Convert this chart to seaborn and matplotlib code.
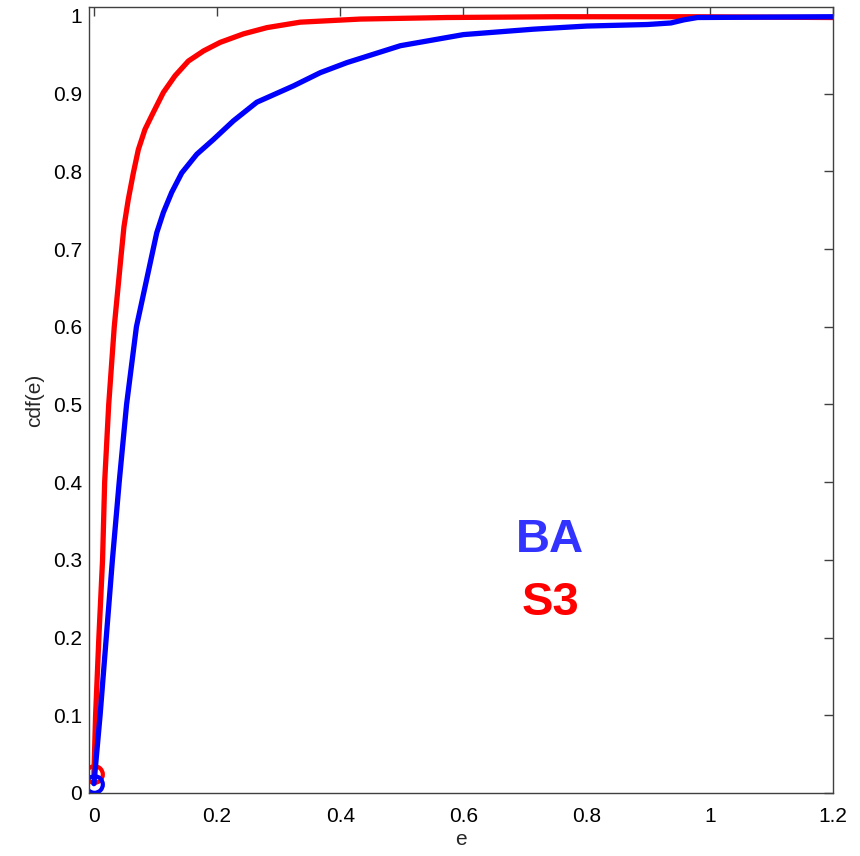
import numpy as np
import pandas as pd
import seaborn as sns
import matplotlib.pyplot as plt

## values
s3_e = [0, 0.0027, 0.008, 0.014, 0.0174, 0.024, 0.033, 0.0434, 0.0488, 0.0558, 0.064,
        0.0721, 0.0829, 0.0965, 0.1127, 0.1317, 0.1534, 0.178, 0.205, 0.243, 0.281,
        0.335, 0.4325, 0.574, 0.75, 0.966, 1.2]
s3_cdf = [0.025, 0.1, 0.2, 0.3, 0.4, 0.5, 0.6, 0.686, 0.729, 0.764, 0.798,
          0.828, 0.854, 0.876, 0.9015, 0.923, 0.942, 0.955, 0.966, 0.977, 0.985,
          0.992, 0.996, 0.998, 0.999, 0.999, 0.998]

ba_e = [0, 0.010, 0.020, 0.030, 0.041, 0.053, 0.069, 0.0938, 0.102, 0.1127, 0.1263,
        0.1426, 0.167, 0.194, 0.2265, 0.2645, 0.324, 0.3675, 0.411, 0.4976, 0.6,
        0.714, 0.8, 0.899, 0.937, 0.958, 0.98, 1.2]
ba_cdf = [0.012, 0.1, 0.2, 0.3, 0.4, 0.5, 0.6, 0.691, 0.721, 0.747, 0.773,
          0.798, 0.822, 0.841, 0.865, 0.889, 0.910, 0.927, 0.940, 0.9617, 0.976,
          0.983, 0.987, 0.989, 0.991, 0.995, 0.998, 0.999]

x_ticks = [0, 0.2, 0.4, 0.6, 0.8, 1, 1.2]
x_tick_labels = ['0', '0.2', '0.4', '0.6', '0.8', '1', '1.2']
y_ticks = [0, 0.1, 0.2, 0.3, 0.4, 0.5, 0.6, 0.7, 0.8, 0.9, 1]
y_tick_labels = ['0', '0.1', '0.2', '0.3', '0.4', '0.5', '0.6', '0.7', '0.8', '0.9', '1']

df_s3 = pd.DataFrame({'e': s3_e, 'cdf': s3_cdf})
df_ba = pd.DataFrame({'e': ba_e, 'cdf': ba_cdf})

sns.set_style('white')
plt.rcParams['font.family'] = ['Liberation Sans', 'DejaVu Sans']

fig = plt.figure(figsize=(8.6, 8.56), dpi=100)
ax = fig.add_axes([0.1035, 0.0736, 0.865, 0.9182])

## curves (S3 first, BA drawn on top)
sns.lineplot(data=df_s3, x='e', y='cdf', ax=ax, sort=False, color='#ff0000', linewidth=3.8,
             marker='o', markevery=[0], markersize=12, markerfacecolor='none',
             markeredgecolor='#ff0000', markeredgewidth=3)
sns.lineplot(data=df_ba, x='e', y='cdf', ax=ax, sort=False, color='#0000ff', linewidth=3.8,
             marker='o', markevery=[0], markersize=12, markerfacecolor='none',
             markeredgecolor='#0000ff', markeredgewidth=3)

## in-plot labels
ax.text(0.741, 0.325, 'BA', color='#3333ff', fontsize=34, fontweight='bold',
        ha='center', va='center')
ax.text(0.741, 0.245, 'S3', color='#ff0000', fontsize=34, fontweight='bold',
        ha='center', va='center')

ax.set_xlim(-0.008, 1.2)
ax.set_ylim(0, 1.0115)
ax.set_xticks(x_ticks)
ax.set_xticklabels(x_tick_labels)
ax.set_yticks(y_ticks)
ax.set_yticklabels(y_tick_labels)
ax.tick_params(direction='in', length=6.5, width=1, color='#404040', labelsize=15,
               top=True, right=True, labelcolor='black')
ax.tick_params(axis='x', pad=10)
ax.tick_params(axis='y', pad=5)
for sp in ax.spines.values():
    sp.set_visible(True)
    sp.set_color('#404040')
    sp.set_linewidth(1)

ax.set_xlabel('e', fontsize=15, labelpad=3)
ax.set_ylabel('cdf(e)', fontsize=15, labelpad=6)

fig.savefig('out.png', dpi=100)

******************************

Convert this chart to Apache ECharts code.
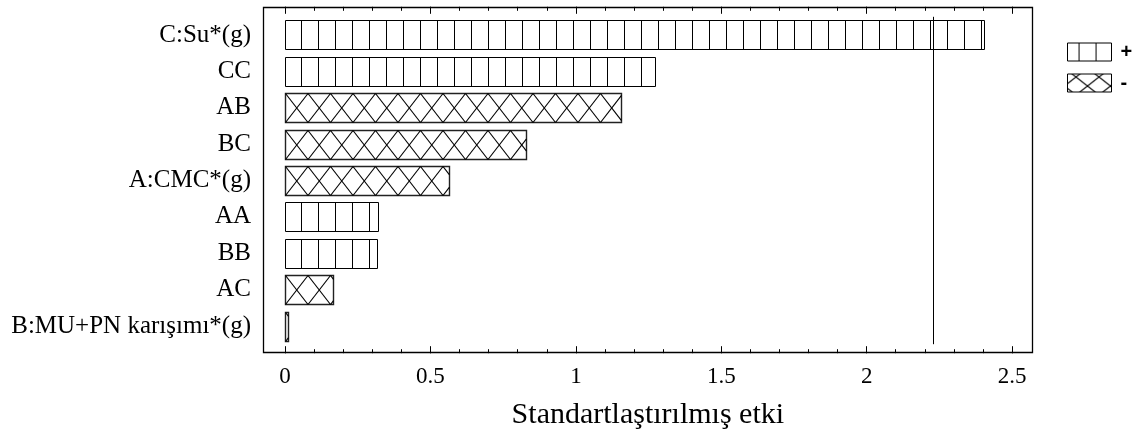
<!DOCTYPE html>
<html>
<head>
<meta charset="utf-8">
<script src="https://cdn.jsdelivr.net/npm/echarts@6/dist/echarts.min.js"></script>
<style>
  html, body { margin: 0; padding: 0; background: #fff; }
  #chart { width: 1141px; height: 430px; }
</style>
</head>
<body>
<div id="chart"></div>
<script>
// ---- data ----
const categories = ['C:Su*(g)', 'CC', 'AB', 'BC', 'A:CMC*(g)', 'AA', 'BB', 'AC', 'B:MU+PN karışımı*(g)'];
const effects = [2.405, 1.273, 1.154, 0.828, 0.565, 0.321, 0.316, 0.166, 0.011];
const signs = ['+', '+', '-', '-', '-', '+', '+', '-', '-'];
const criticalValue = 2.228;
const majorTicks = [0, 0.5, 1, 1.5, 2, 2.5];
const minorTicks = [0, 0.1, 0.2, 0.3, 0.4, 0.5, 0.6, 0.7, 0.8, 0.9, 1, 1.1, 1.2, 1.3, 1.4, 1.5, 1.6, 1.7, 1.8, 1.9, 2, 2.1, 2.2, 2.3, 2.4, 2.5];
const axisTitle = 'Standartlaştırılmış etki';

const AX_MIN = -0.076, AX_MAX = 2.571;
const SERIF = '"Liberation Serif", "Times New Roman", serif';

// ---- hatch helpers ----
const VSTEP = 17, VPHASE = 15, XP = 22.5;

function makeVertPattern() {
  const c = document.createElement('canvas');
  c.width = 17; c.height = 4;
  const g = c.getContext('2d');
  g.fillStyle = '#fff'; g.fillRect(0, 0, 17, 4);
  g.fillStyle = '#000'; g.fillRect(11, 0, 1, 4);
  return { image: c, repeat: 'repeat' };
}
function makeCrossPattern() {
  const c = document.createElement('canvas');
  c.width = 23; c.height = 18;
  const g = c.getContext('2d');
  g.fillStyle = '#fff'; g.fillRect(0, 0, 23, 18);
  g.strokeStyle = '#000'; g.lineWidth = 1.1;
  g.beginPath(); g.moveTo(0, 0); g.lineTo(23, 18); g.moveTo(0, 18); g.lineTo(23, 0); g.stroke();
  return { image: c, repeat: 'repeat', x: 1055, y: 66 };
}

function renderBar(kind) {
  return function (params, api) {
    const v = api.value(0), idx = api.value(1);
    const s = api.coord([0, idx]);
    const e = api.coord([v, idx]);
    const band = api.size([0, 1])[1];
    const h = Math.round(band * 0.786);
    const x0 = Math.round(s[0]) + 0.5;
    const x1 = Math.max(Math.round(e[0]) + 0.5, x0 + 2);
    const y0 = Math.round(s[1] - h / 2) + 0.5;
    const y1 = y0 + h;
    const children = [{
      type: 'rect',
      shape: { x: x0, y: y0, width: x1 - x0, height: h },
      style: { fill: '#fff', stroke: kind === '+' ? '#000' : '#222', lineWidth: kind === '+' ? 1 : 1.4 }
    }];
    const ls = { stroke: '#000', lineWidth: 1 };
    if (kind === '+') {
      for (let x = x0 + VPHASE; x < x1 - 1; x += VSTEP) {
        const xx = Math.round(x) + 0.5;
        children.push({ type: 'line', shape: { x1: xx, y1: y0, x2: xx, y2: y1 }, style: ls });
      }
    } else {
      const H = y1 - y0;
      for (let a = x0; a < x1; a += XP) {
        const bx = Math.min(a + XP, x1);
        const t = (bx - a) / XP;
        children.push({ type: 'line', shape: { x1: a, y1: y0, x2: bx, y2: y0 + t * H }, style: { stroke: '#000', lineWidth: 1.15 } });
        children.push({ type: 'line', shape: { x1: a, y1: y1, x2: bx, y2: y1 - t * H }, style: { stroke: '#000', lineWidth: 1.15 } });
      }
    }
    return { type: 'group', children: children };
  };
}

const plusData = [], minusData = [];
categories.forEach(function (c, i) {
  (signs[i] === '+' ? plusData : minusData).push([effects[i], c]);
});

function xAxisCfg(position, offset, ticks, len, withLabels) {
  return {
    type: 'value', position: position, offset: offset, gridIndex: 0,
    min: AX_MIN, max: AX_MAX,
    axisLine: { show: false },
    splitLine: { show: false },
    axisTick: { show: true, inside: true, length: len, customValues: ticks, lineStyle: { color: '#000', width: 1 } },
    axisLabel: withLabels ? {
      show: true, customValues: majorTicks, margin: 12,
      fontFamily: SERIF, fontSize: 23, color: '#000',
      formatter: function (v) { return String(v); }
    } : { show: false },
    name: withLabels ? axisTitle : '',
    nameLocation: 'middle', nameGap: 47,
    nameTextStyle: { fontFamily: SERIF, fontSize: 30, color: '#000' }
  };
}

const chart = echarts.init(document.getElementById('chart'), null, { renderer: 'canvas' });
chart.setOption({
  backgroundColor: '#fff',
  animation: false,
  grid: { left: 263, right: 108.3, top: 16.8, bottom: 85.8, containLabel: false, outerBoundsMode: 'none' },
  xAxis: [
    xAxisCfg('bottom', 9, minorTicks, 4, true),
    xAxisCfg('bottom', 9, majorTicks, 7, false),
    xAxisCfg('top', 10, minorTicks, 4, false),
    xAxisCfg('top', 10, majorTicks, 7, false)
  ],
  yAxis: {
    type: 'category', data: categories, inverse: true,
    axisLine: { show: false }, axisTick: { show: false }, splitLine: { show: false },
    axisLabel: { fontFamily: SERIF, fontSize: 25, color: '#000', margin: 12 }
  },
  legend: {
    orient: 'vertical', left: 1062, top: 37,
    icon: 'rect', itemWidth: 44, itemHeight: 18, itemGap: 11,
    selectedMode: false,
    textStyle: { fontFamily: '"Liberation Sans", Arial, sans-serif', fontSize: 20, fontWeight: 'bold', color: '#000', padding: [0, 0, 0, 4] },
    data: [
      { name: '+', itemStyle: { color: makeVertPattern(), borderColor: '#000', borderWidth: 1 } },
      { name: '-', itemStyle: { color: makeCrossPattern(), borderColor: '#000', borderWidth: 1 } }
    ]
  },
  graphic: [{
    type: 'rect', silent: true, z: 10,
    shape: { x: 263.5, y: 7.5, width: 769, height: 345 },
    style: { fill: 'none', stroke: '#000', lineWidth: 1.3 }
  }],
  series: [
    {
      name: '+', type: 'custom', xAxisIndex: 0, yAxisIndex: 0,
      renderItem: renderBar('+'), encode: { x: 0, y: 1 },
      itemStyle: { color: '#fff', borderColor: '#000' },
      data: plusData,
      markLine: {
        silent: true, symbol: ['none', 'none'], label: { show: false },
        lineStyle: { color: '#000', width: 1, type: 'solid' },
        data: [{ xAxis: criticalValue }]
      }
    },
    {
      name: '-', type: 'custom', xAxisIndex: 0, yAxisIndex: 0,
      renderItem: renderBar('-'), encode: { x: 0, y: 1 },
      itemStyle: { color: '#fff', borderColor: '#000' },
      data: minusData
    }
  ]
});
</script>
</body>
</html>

******************************

Extract exactly, and only, the lines from the one with "Convert this chart to seaborn" to the one with "0.992, 0.996, 0.998, 0.999, 0.999, 0.998]", both ends counted. Leave the images behind.

Convert this chart to seaborn and matplotlib code.
import numpy as np
import pandas as pd
import seaborn as sns
import matplotlib.pyplot as plt

## values
s3_e = [0, 0.0027, 0.008, 0.014, 0.0174, 0.024, 0.033, 0.0434, 0.0488, 0.0558, 0.064,
        0.0721, 0.0829, 0.0965, 0.1127, 0.1317, 0.1534, 0.178, 0.205, 0.243, 0.281,
        0.335, 0.4325, 0.574, 0.75, 0.966, 1.2]
s3_cdf = [0.025, 0.1, 0.2, 0.3, 0.4, 0.5, 0.6, 0.686, 0.729, 0.764, 0.798,
          0.828, 0.854, 0.876, 0.9015, 0.923, 0.942, 0.955, 0.966, 0.977, 0.985,
          0.992, 0.996, 0.998, 0.999, 0.999, 0.998]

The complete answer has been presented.